A direção do SPD não se moveu, refletindo a posição dos governos europeus e de todas as potências que temiam que a mobilização das massas colocasse em risco uma transição controlada por cima.
A exigência de unidade da classe operária alemã com base nas mesmas conquistas, alinhando o nível de vida do leste com o do oeste, estendendo as conquistas sociais para todos, expulsando a burocracia, mas mantendo a propriedade social e a proteção que a propriedade estatal das empresas assegurava contra a voracidade do capital, apontava a fusão da revolução política na RDA com a revolução social na RFA, e por isso mesmo foi bloqueada pelos “grandes” do mundo.
Qual o balanço, 30 anos depois?
Abaixo trechos do editorial do jornal “Soziale Politik & Demokratie”, assinado por Carla Boulboullé, sobre os 30 anos da unidade alemã:
“Pouco tempo após a reunificação da Alemanha, a população da ex-RDA viveu a amarga experiência da liquidação de sua indústria com a supressão de milhões de empregos e dos direitos sociais a eles ligados.
O tratado de unificação integrou a Alemanha ao que viria a ser a União Europeia, submetendo a população do leste à economia capitalista privada e a seu Estado burguês.
O resultado foi a liquidação e privatização das empresas públicas do leste e das conquistas ligadas à propriedade social nos setores de saúde, educação, direito ao trabalho etc. Ao mesmo tempo, uma parte importante dos antigos burocratas do SED puderam preservar seus privilégios, tornando-se executivos no setor privado ou altos funcionários administrativos.
As desigualdades entre o leste e o oeste aumentaram. Segundo o Instituto de ciências econômicas (WISI), a defasagem salarial é de cerca de 17% para os trabalhadores do leste. Os salários das convenções coletivas, obtidos pela luta sindical, só cobrem 45% dos empregados no leste (no oeste também caiu para 56%).
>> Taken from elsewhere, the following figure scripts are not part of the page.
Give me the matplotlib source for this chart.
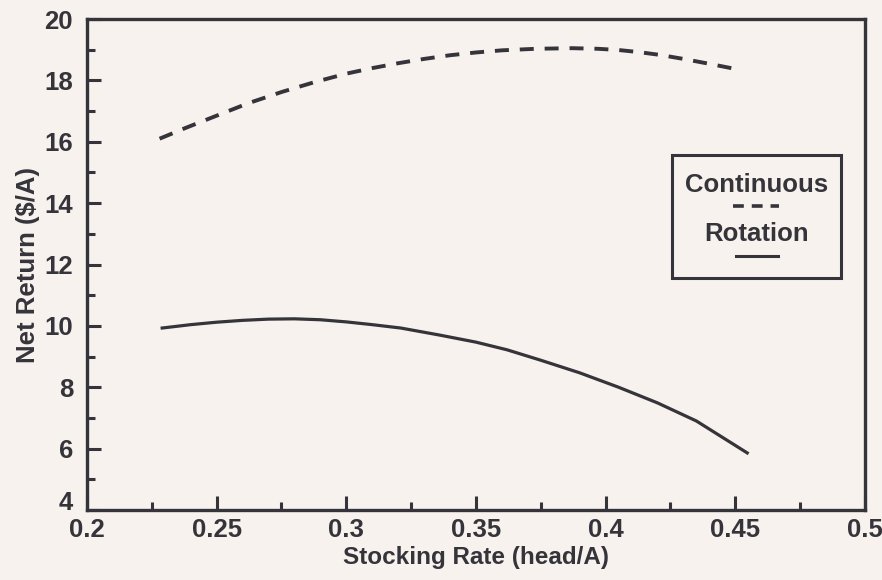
import numpy as np
import matplotlib
matplotlib.use("Agg")
import matplotlib.pyplot as plt
from matplotlib.patches import Rectangle

plt.rcParams['font.family'] = ['Liberation Sans', 'DejaVu Sans']

# values
cont_x = [0.228, 0.238, 0.25, 0.262, 0.275, 0.288, 0.30, 0.31, 0.32, 0.33, 0.34, 0.35,
          0.36, 0.373, 0.387, 0.397, 0.405, 0.413, 0.421, 0.43, 0.44, 0.452]
cont_y = [16.1, 16.45, 16.85, 17.25, 17.62, 17.95, 18.22, 18.4, 18.56, 18.7, 18.82, 18.91,
          18.98, 19.03, 19.05, 19.03, 18.99, 18.92, 18.83, 18.7, 18.54, 18.34]
rot_x = [0.229, 0.24, 0.25, 0.26, 0.27, 0.28, 0.29, 0.30, 0.31, 0.321, 0.336, 0.35,
         0.362, 0.375, 0.39, 0.405, 0.42, 0.435, 0.4546]
rot_y = [9.93, 10.04, 10.12, 10.18, 10.22, 10.23, 10.2, 10.13, 10.04, 9.93, 9.7, 9.47,
         9.22, 8.88, 8.47, 8.0, 7.49, 6.9, 5.86]
labels = ['Continuous', 'Rotation']
styles = ['--', '-']

bg = '#f8f2ee'
ink = '#34343a'

fig = plt.figure(figsize=(8.82, 5.8), dpi=100, facecolor=bg)
ax = fig.add_axes([0.0986, 0.1207, 0.8821, 0.8465], facecolor=bg)

ax.plot(cont_x, cont_y, ls='--', color=ink, lw=2.8, dashes=(3.6, 2.8))
ax.plot(rot_x, rot_y, ls='-', color=ink, lw=2.3)

ax.set_xlim(0.2, 0.5)
ax.set_ylim(4, 20)
ax.set_xticks(np.arange(0.2, 0.51, 0.05))
ax.set_xticklabels(['0.2', '0.25', '0.3', '0.35', '0.4', '0.45', '0.5'])
ax.set_xticks(np.arange(0.225, 0.5, 0.05), minor=True)
ax.set_yticks(range(4, 21, 2))
ax.set_yticks(range(5, 20, 2), minor=True)

for s in ax.spines.values():
    s.set_linewidth(2.4)
    s.set_color(ink)
ax.tick_params(which='major', direction='in', length=10, width=2.2, color=ink,
               labelsize=18.5, labelcolor=ink)
ax.tick_params(which='minor', direction='in', length=6, width=2.2, color=ink)
ax.tick_params(axis='x', pad=6)
ax.tick_params(axis='y', pad=10)
for t in ax.get_xticklabels() + ax.get_yticklabels():
    t.set_fontweight('bold')
# the bottom "4" sits on its tick so it clears "0.2"
ax.get_yticklabels()[0].set_va('baseline')

ax.set_xlabel('Stocking Rate (head/A)', fontsize=17.5, fontweight='bold',
              color=ink, labelpad=3)
ax.set_ylabel('Net Return ($/A)', fontsize=18.5, fontweight='bold',
              color=ink, labelpad=3)

# legend box drawn by hand (labels above line samples)
ax.add_patch(Rectangle((0.752, 0.473), 0.217, 0.251, transform=ax.transAxes,
                       fill=False, lw=2.2, edgecolor=ink))
ax.text(0.861, 0.662, labels[0], transform=ax.transAxes, ha='center', va='center',
        fontsize=18.5, fontweight='bold', color=ink)
ax.plot([0.831, 0.89], [0.62, 0.62], transform=ax.transAxes, ls=styles[0],
        color=ink, lw=2.6, dashes=(3.0, 2.2))
ax.text(0.861, 0.562, labels[1], transform=ax.transAxes, ha='center', va='center',
        fontsize=18.5, fontweight='bold', color=ink)
ax.plot([0.834, 0.888], [0.517, 0.517], transform=ax.transAxes, ls=styles[1],
        color=ink, lw=2.2)

fig.savefig('out.png', dpi=100, facecolor=bg)
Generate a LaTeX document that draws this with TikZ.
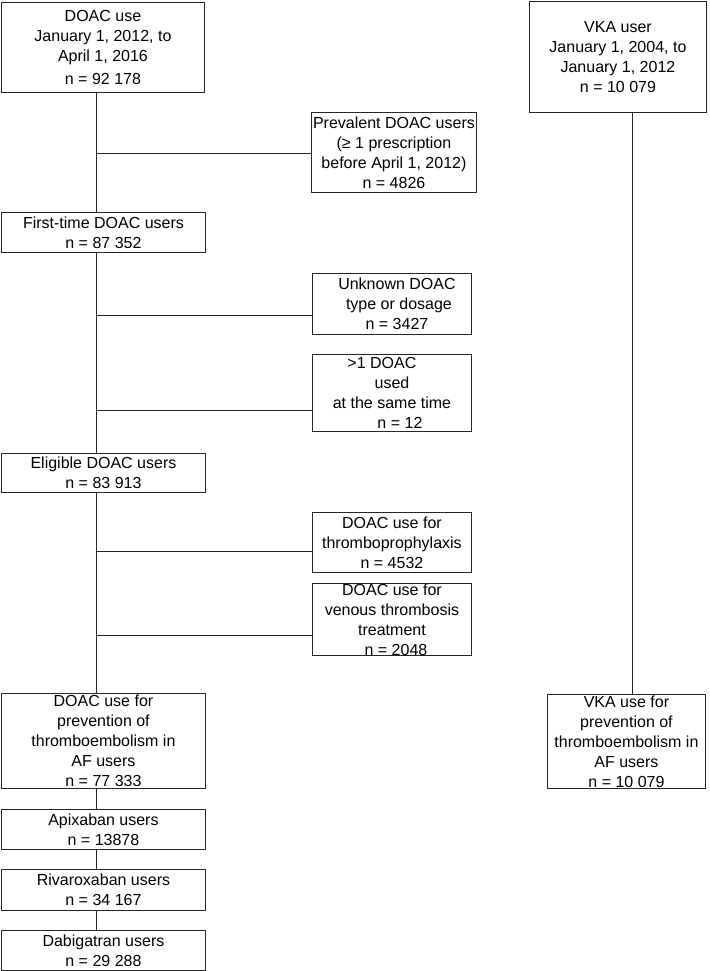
\documentclass[tikz,border=0pt]{standalone}
\usepackage{fontspec}
\setmainfont{Liberation Sans}
\begin{document}
\begin{tikzpicture}[
    x=1pt, y=-1pt,
    line width=0.9pt,
    % box style for every step of the flow chart
    box/.style={
        draw=black!85,
        anchor=north west,
        inner sep=0pt,
        align=center,
        font=\fontsize{16}{20}\selectfont
    }
]
\useasboundingbox (0,0) rectangle (709,971);

% ========================================================
% 1. DOAC column (left)
% ========================================================
\node[box, minimum width=203, minimum height=90] (doac) at (1,2)
    {DOAC use\\January 1, 2012, to\\April 1, 2016\\[3pt]n = 92 178};
\node[box, minimum width=204, minimum height=40] (first) at (1,212)
    {First-time DOAC users\\n = 87 352};
\node[box, minimum width=204, minimum height=39] (elig) at (1,453)
    {Eligible DOAC users\\n = 83 913};
\node[box, minimum width=204, minimum height=95] (afdoac) at (1,693)
    {DOAC use for\\prevention of\\thromboembolism in\\AF users\\n = 77 333};
\node[box, minimum width=204, minimum height=40] (apix) at (1,809)
    {Apixaban users\\n = 13878};
\node[box, minimum width=204, minimum height=41] (riva) at (1,869)
    {Rivaroxaban users\\n = 34 167};
\node[box, minimum width=204, minimum height=40] (dabi) at (1,930)
    {Dabigatran users\\n = 29 288};

% ========================================================
% 2. Exclusions (middle)
% ========================================================
\node[box, minimum width=165, minimum height=80] (prev) at (311,112)
    {Prevalent DOAC users\\(≥ 1 prescription\\before April 1, 2012)\\n = 4826};
\node[box, minimum width=159, minimum height=61] (unk) at (312,273)
    {\hspace*{10pt}Unknown DOAC\\\hspace*{14pt}type or dosage\\\hspace*{10pt}n = 3427};
\node[box, minimum width=159, minimum height=77] (multi) at (312,354)
    {>1 DOAC\hspace*{20pt}\\used\hspace*{12pt}\\at the same time\\\hspace*{16pt}n = 12};
\node[box, minimum width=159, minimum height=60] (proph) at (312,512)
    {DOAC use for\\thromboprophylaxis\\n = 4532};
\node[box, minimum width=159, minimum height=71] (ven) at (312,583)
    {DOAC use for\\venous thrombosis\\treatment\\\hspace*{8pt}n = 2048};

% ========================================================
% 3. VKA column (right)
% ========================================================
\node[box, minimum width=177, minimum height=111] (vka) at (529,1)
    {VKA user\\January 1, 2004, to\\January 1, 2012\\n = 10 079};
\node[box, minimum width=158, minimum height=94] (afvka) at (547,694)
    {VKA use for\\prevention of\\thromboembolism in\\AF users\\n = 10 079};

% ========================================================
% 4. Connectors
% ========================================================
\coordinate (trunk) at (96,0);
\coordinate (vtrunk) at (632,0);

\draw[black!85] (doac.south -| trunk) -- (first.north -| trunk);
\draw[black!85] (first.south -| trunk) -- (elig.north -| trunk);
\draw[black!85] (elig.south -| trunk) -- (afdoac.north -| trunk);
\draw[black!85] (afdoac.south -| trunk) -- (apix.north -| trunk);
\draw[black!85] (apix.south -| trunk) -- (riva.north -| trunk);
\draw[black!85] (riva.south -| trunk) -- (dabi.north -| trunk);
\draw[black!85] (vka.south -| vtrunk) -- (afvka.north -| vtrunk);

% branches to the exclusion boxes
\coordinate (b1) at (96,153);
\coordinate (b2) at (96,315);
\coordinate (b3) at (96,410);
\coordinate (b4) at (96,551);
\coordinate (b5) at (96,635);
\draw[black!85] (b1) -- (b1 -| prev.west);
\draw[black!85] (b2) -- (b2 -| unk.west);
\draw[black!85] (b3) -- (b3 -| multi.west);
\draw[black!85] (b4) -- (b4 -| proph.west);
\draw[black!85] (b5) -- (b5 -| ven.west);

\end{tikzpicture}
\end{document}
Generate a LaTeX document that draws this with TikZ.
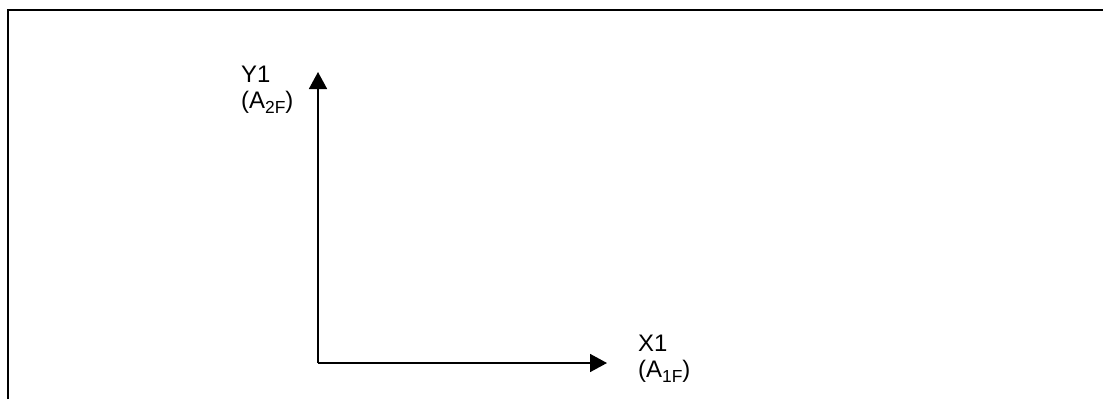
\documentclass[tikz,border=0pt]{standalone}
\usepackage{fontspec}
\setmainfont{Liberation Sans}
\usetikzlibrary{arrows.meta}
\newcommand{\lowsub}[1]{\raisebox{-0.22em}{\fontsize{17.5}{17.5}\selectfont #1}}
\begin{document}
\begin{tikzpicture}[x=1bp,y=-1bp,
  frame/.style={line width=1.4bp,black},
  axis/.style={line width=1.7bp,black,-{Triangle[length=17bp,width=18bp]}},
  lbl/.style={anchor=north west,inner sep=0pt,align=left,font=\fontsize{24}{26}\selectfont}]
\useasboundingbox (0,0) rectangle (1103,399);
\draw[frame] (8,399) -- (8,10) -- (1103,10);
\coordinate (o) at (318,363);
\coordinate (ytip) at (318,72);
\coordinate (xtip) at (607,363);
\draw[axis] (o) -- (ytip);
\draw[axis] (o) -- (xtip);
\node[lbl] (ylab) at (241,66) {Y1\\(A\lowsub{2F})};
\node[lbl] (xlab) at (638,335) {X1\\(A\lowsub{1F})};
\end{tikzpicture}
\end{document}
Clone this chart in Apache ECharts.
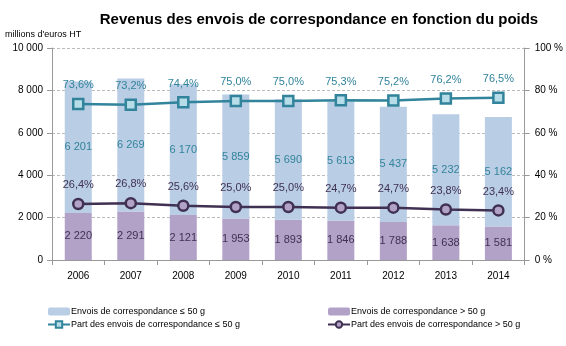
<!DOCTYPE html>
<html><head><meta charset="utf-8">
<script src="https://cdn.jsdelivr.net/npm/echarts@6/dist/echarts.min.js"></script>
<style>html,body{margin:0;padding:0;background:#fff}#c{width:566px;height:346px}</style>
</head><body><div id="c"></div>
<script>
const years = ['2006','2007','2008','2009','2010','2011','2012','2013','2014'];
const light = [6201, 6269, 6170, 5859, 5690, 5613, 5437, 5232, 5162];
const heavy = [2220, 2291, 2121, 1953, 1893, 1846, 1788, 1638, 1581];
const shareLight = [73.6, 73.2, 74.4, 75.0, 75.0, 75.3, 75.2, 76.2, 76.5];
const shareHeavy = [26.4, 26.8, 25.6, 25.0, 25.0, 24.7, 24.7, 23.8, 23.4];
const leftTicks = {min: 0, max: 10000, interval: 2000};
const rightTicks = {min: 0, max: 100, interval: 20};

const names = ['Envois de correspondance ≤ 50 g','Envois de correspondance > 50 g',
  'Part des envois de correspondance ≤ 50 g','Part des envois de correspondance > 50 g'];
const F = '"Liberation Sans", Arial, sans-serif';
const thou = v => String(v).replace(/\B(?=(\d{3})+(?!\d))/g, ' ');
const pct = v => v.toFixed(1).replace('.', ',') + '%';

const chart = echarts.init(document.getElementById('c'), null, {renderer: 'canvas'});
chart.setOption({
  animation: false,
  textStyle: {fontFamily: F},
  title: {text: 'Revenus des envois de correspondance en fonction du poids', left: 314, textAlign: 'center', top: 7,
    textStyle: {fontFamily: F, fontSize: 15, fontWeight: 'bold', color: '#000'}},
  graphic: [{type: 'text', left: 5, top: 30, style: {text: "millions d'euros HT", font: '9px ' + F, fill: '#000'}}],
  grid: {left: 52, right: 39, top: 48, bottom: 86},
  legend: [
    {orient: 'vertical', left: 42, top: 302, itemGap: 4, itemWidth: 22, itemHeight: 8,
     data: [names[0], names[2]], textStyle: {fontSize: 9, color: '#000', fontFamily: F, padding: [0,0,0,-4]}},
    {orient: 'vertical', left: 322, top: 302, itemGap: 4, itemWidth: 22, itemHeight: 8,
     data: [names[1], names[3]], textStyle: {fontSize: 9, color: '#000', fontFamily: F, padding: [0,0,0,-4]}}
  ],
  xAxis: {type: 'category', data: years,
    axisLine: {lineStyle: {color: '#999'}}, axisTick: {show: true, length: 5, lineStyle: {color: '#999'}},
    axisLabel: {color: '#000', fontSize: 10, margin: 11}},
  yAxis: [
    {type: 'value', ...leftTicks, axisLine: {show: true, lineStyle: {color: '#999'}},
     axisTick: {show: true, length: 5, lineStyle: {color: '#999'}},
     axisLabel: {color: '#000', fontSize: 10, margin: 9, formatter: v => thou(v)},
     splitLine: {lineStyle: {color: '#bbb', type: [3, 2]}}},
    {type: 'value', ...rightTicks, position: 'right', axisLine: {show: true, lineStyle: {color: '#999'}},
     axisTick: {show: true, length: 5, lineStyle: {color: '#999'}},
     axisLabel: {color: '#000', fontSize: 10, margin: 10, formatter: '{value} %'},
     splitLine: {show: false}}
  ],
  series: [
    {name: names[1], type: 'bar', stack: 't', data: heavy, barWidth: 27,
     itemStyle: {color: '#B3A2C7'},
     label: {show: true, position: 'inside', color: '#403152', fontSize: 11, formatter: p => thou(p.value)}},
    {name: names[0], type: 'bar', stack: 't', data: light, barWidth: 27,
     itemStyle: {color: '#B9CDE5'},
     label: {show: true, position: 'inside', color: '#31849B', fontSize: 11, formatter: p => thou(p.value)}},
    {name: names[2], type: 'line', yAxisIndex: 1, data: shareLight, symbol: 'rect', symbolSize: 10,
     lineStyle: {color: '#31849B', width: 2.5}, itemStyle: {color: '#B7DEE8', borderColor: '#31849B', borderWidth: 2.5},
     label: {show: true, position: 'top', distance: 7, color: '#31849B', fontSize: 11, formatter: p => pct(p.value)}},
    {name: names[3], type: 'line', yAxisIndex: 1, data: shareHeavy, symbol: 'circle', symbolSize: 10,
     lineStyle: {color: '#403152', width: 2.5}, itemStyle: {color: '#B3A2C7', borderColor: '#403152', borderWidth: 2.5},
     label: {show: true, position: 'top', distance: 7, color: '#403152', fontSize: 11, formatter: p => pct(p.value)}}
  ]
});
</script></body></html>
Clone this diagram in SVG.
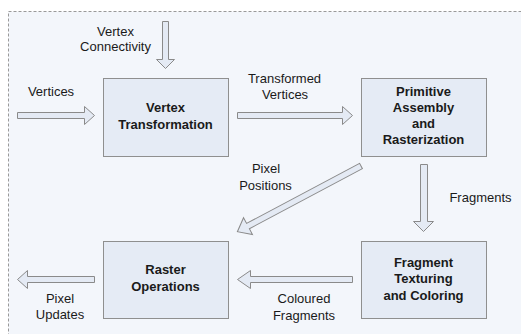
<svg xmlns="http://www.w3.org/2000/svg" width="521" height="334" viewBox="0 0 521 334">
<style>
.box{fill:#e5ebf5;stroke:#8f8f8f;stroke-width:1}
.arr{fill:#e4eaf4;stroke:#8a8a8a;stroke-width:1;stroke-linejoin:miter}
text{font-family:"Liberation Sans",Arial,sans-serif;font-size:13px;fill:#1a1a1a;text-anchor:middle}
.b{font-weight:bold}
</style>
<rect x="0" y="0" width="521" height="334" fill="#ffffff"/>
<rect x="8.5" y="11.5" width="530" height="340" fill="#f3f6fb" stroke="#999999" stroke-dasharray="3,2"/>
<g id="connectors">
<polygon class="arr" points="162.5,21.5 168.5,21.5 168.5,59.5 174.5,59.5 165.5,68.5 156.5,59.5 162.5,59.5"/>
<polygon class="arr" points="17.5,112.5 84.5,112.5 84.5,106.5 94.5,115.5 84.5,124.5 84.5,118.5 17.5,118.5"/>
<polygon class="arr" points="237.5,112.5 342.5,112.5 342.5,106.5 352.5,115.5 342.5,124.5 342.5,118.5 237.5,118.5"/>
<polygon class="arr" points="420.5,164.5 427.5,164.5 427.5,221.5 433.5,221.5 423.5,231.5 413.5,221.5 420.5,221.5"/>
<polygon class="arr" points="352.5,276.5 250.5,276.5 250.5,270.5 237.5,279.5 250.5,288.5 250.5,282.5 352.5,282.5"/>
<polygon class="arr" points="94.5,276.5 27.5,276.5 27.5,270.5 17.5,279.5 27.5,288.5 27.5,282.5 94.5,282.5"/>
<g transform="translate(361,166) rotate(152)">
<polygon class="arr" points="0,-3 128,-3 128,-9.5 140,0 128,9.5 128,3 0,3"/>
</g>
</g>
<g id="vertex-transformation">
<rect class="box" x="103.5" y="78.5" width="125" height="78"/>
<text class="b" x="165.5" y="112">Vertex</text>
<text class="b" x="165.5" y="129">Transformation</text>
</g>
<g id="primitive-assembly">
<rect class="box" x="361.5" y="78.5" width="125" height="78"/>
<text class="b" x="423.5" y="96">Primitive</text>
<text class="b" x="423.5" y="112">Assembly</text>
<text class="b" x="423.5" y="128">and</text>
<text class="b" x="423.5" y="144">Rasterization</text>
</g>
<g id="raster-operations">
<rect class="box" x="103.5" y="241.5" width="125" height="77"/>
<text class="b" x="165.5" y="274">Raster</text>
<text class="b" x="165.5" y="291">Operations</text>
</g>
<g id="fragment-texturing">
<rect class="box" x="361.5" y="241.5" width="125" height="77"/>
<text class="b" x="423.5" y="267">Fragment</text>
<text class="b" x="423.5" y="283">Texturing</text>
<text class="b" x="423.5" y="300">and Coloring</text>
</g>
<g id="labels">
<text x="115.5" y="36">Vertex</text>
<text x="115.5" y="51">Connectivity</text>
<text x="51" y="96">Vertices</text>
<text x="284.5" y="83">Transformed</text>
<text x="285" y="99">Vertices</text>
<text x="266" y="173">Pixel</text>
<text x="265.5" y="190">Positions</text>
<text x="480.5" y="202">Fragments</text>
<text x="304" y="303">Coloured</text>
<text x="304" y="320">Fragments</text>
<text x="60" y="303">Pixel</text>
<text x="60" y="319">Updates</text>
</g>
</svg>
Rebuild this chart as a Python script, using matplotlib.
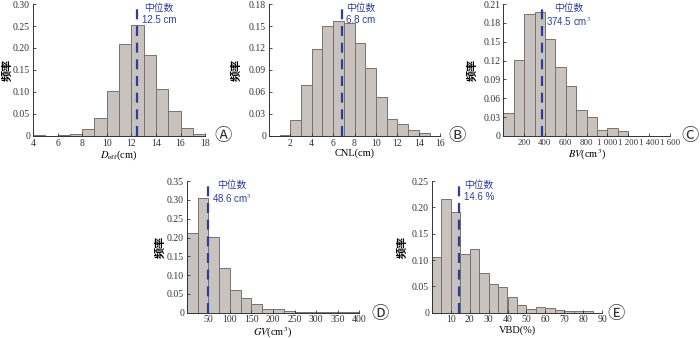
import matplotlib
matplotlib.use('Agg')
import matplotlib.pyplot as plt
import numpy as np
from matplotlib.ticker import FuncFormatter

plt.rcParams['font.family'] = ['Liberation Serif', 'Noto Sans CJK SC', 'DejaVu Sans']
plt.rcParams['mathtext.fontset'] = 'stix'

# histogram frequencies, one value per bin
deff_edges = np.arange(4, 19, 1)
deff_freq = [0.001, 0.0, 0.001, 0.004, 0.016, 0.040, 0.102, 0.208, 0.252,
             0.184, 0.106, 0.056, 0.017, 0.005]
deff_median = 12.5

cnl_edges = np.arange(1, 16, 1)
cnl_freq = [0.001, 0.022, 0.0695, 0.1186, 0.150, 0.157, 0.1536, 0.127,
            0.093, 0.053, 0.023, 0.016, 0.008, 0.0036]
cnl_median = 6.8

bv_edges = np.arange(0, 1700, 100)
bv_freq = [0.0366, 0.121, 0.1935, 0.197, 0.155, 0.109, 0.079, 0.041, 0.030,
           0.010, 0.0127, 0.008, 0.0005, 0.0003, 0.0003, 0.0003]
bv_median = 374.5

gv_edges = np.arange(0, 425, 25)
gv_freq = [0.212, 0.304, 0.2016, 0.120, 0.061, 0.038, 0.022, 0.011, 0.011,
           0.0035, 0.001, 0.003, 0.0005, 0.001, 0.001, 0.0025]
gv_median = 48.6

vbd_edges = np.arange(0, 90, 5)
vbd_freq = [0.105, 0.2165, 0.1905, 0.112, 0.121, 0.0757, 0.054, 0.048,
            0.029, 0.014, 0.0068, 0.0099, 0.0087, 0.005, 0.0025, 0.0025, 0.0025]
vbd_median = 14.6

BAR_FACE = '#c9c3bf'
BAR_EDGE = '#77726f'
MED_COLOR = '#2f3c9c'


def yfmt(v, pos):
    return '0' if abs(v) < 1e-9 else f'{v:.2f}'


def thousands(v, pos):
    return f'{int(v):,}'.replace(',', ' ')


def panel(fig, rect, edges, freq, median, med_text, xlim, xticks, yticks,
          xlabel, letter, letter_xy, ylab_x, xfmt=None, xtick_size=7):
    ax = fig.add_axes(rect)
    edges = np.asarray(edges, dtype=float)
    ax.bar(edges[:-1], freq, width=np.diff(edges), align='edge',
           color=BAR_FACE, edgecolor=BAR_EDGE, linewidth=0.7)
    ymax = yticks[-1]
    ax.plot([median, median], [0, ymax * 0.985], color=MED_COLOR, lw=1.6,
            ls=(0, (4.5, 3.0)))
    ax.annotate('中位数\n' + med_text, xy=(median, 1.01),
                xycoords=('data', 'axes fraction'), xytext=(3, 0),
                textcoords='offset points', ha='left', va='top',
                multialignment='center', color=MED_COLOR, fontsize=7,
                family=['Liberation Sans', 'Noto Sans CJK SC'],
                linespacing=1.25)
    ax.set_xlim(*xlim)
    ax.set_ylim(0, ymax)
    ax.set_xticks(xticks)
    ax.set_yticks(yticks)
    ax.yaxis.set_major_formatter(FuncFormatter(yfmt))
    if xfmt is not None:
        ax.xaxis.set_major_formatter(FuncFormatter(xfmt))
    for s in ('top', 'right'):
        ax.spines[s].set_visible(False)
    for s in ('left', 'bottom'):
        ax.spines[s].set_linewidth(0.7)
        ax.spines[s].set_color('#333333')
    ax.tick_params(direction='in', length=2.5, width=0.6, labelsize=7,
                   pad=2, colors='#333333')
    ax.tick_params(axis='x', labelsize=xtick_size)
    ax.set_xlabel(xlabel, fontsize=7.5, labelpad=0.5)
    ax.set_ylabel('频率', fontsize=8, fontweight='bold',
                  family=['Noto Sans CJK SC'])
    ax.yaxis.set_label_coords(ylab_x, 0.5)
    fig.text(letter_xy[0], letter_xy[1], letter, fontsize=12.5,
             family=['Noto Sans CJK SC', 'DejaVu Sans'],
             ha='center', va='center', color='#333333')
    return ax


fig = plt.figure(figsize=(7.0, 3.38), dpi=100)

panel(fig, [0.047, 0.598, 0.246, 0.390], deff_edges, deff_freq, deff_median,
      '12.5 cm', (4, 18), np.arange(4, 19, 2), np.arange(0, 0.301, 0.05),
      r'$D_{\mathrm{eff}}$(cm)', '\u24B6', (0.318, 0.597), -0.11)

panel(fig, [0.384, 0.598, 0.245, 0.390], cnl_edges, cnl_freq, cnl_median,
      '6.8 cm', (0, 16), np.arange(2, 17, 2), np.arange(0, 0.181, 0.03),
      'CNL(cm)', '\u24B7', (0.653, 0.597), -0.155)

panel(fig, [0.719, 0.598, 0.238, 0.390], bv_edges, bv_freq, bv_median,
      '374.5 cm$^3$', (0, 1600), np.arange(200, 1601, 200),
      np.arange(0, 0.211, 0.03), r'$BV$(cm$^3$)', '\u24B8', (0.986, 0.597),
      -0.145, xfmt=thousands, xtick_size=6.3)

panel(fig, [0.267, 0.075, 0.246, 0.389], gv_edges, gv_freq, gv_median,
      '48.6 cm$^3$', (0, 400), np.arange(50, 401, 50),
      np.arange(0, 0.351, 0.05), r'$GV$(cm$^3$)', '\u24B9', (0.543, 0.072),
      -0.12)

panel(fig, [0.617, 0.075, 0.243, 0.389], vbd_edges, vbd_freq, vbd_median,
      '14.6 %', (0, 90), np.arange(10, 91, 10), np.arange(0, 0.251, 0.05),
      'VBD(%)', '\u24BA', (0.88, 0.072), -0.135)

fig.savefig('out.png', dpi=100)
A política da Agenda 2010, iniciada no governo de Schröder (SPD) e seguida pelos que o sucederam, provocou declínio social em toda a Alemanha, mas foi mais forte no leste, que serviu como campo de experiência para o desmanche da seguridade social e a redução de direitos trabalhistas.
A desigualdade social aumentou na Alemanha unificada: os 10% mais ricos detém 56% da renda nacional, enquanto os 50% mais pobres ficam com 1,3%. Mesmo 30 anos depois da queda do muro, a parte leste da Alemanha continua atrás da parte ocidental, seja em poder econômico (75%), renda média ou nível de vida. Uma recente pesquisa do governo federal mostra que 57% dos alemães do leste se consideram ‘cidadãos de segunda categoria’.
O jornal ‘Die Zeit’ publicou em 2 de outubro um estudo mostrando que ‘os alemães do leste consideram que a segurança no emprego e a justiça social são piores do que antes de 1990’.
Uma situação que demonstra que a unidade social da Alemanha não pode se dar no quadro do capitalismo dominante. A realidade é que a desigualdade aumentou.
A realização da unidade social da Alemanha, que o movimento revolucionário de 1989 tinha se dado como tarefa, resta um problema não resolvido.”